_What you have to do_.
Find each line containing the word "matplotlib" and report how many there are. Add nothing else.

_Data section_.
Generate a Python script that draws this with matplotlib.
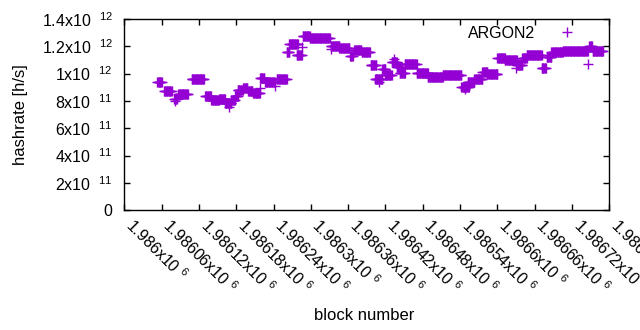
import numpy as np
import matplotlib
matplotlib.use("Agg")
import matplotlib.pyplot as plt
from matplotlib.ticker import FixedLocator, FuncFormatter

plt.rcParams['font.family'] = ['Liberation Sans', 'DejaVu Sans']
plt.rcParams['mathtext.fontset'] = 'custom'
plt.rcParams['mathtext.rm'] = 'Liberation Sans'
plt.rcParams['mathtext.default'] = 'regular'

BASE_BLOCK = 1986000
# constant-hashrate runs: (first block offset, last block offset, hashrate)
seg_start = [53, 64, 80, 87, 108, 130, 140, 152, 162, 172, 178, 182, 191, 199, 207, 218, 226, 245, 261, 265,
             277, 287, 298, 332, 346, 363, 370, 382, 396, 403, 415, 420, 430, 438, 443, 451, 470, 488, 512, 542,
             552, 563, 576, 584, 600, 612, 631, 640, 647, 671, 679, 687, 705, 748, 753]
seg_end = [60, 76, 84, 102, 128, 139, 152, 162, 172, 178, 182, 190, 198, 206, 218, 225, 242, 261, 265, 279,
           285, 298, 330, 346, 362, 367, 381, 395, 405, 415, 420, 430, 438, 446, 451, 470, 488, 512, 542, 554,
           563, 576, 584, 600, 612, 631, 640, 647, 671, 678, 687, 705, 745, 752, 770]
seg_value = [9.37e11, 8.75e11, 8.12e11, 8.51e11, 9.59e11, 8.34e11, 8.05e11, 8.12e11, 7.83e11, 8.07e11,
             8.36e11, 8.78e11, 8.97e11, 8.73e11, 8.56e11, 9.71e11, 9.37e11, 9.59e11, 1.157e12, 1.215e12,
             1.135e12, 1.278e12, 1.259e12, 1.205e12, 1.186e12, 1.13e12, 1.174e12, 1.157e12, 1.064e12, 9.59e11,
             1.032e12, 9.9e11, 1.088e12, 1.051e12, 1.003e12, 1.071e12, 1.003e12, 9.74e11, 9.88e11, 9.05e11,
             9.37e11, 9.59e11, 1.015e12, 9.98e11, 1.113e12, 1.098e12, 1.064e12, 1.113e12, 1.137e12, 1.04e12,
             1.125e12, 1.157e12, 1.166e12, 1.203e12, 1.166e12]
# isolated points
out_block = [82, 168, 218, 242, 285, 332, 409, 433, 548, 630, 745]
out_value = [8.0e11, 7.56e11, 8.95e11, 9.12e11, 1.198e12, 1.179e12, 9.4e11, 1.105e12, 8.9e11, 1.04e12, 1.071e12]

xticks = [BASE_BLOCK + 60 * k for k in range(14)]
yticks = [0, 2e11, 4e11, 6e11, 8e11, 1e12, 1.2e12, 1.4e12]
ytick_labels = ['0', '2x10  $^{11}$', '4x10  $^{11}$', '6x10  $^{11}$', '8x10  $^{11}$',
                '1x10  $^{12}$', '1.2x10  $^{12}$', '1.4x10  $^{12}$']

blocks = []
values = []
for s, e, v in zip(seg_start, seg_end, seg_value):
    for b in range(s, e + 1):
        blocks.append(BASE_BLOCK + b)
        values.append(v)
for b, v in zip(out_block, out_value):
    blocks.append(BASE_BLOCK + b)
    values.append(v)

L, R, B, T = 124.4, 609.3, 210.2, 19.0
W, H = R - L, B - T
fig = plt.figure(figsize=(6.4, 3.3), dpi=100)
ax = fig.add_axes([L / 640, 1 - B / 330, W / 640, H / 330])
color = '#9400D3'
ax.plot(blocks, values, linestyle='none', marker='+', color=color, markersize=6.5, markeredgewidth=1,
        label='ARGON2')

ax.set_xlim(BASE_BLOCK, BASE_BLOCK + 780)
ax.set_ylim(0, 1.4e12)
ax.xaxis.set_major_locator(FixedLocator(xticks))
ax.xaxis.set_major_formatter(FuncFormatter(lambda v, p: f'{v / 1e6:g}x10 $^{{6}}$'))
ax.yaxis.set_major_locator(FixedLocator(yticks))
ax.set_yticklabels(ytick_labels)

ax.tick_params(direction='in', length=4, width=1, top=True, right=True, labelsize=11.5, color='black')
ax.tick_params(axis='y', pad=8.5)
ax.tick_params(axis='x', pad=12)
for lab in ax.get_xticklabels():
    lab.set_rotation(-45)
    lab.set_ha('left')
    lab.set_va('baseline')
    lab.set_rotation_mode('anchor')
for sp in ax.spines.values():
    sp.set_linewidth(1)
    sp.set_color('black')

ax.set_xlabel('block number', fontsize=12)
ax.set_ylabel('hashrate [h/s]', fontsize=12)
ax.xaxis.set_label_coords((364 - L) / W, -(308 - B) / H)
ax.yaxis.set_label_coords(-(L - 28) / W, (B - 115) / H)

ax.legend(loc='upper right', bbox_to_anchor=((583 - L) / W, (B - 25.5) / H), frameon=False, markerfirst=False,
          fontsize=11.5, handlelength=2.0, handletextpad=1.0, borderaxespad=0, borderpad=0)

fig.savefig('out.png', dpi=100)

_Task answer_.
5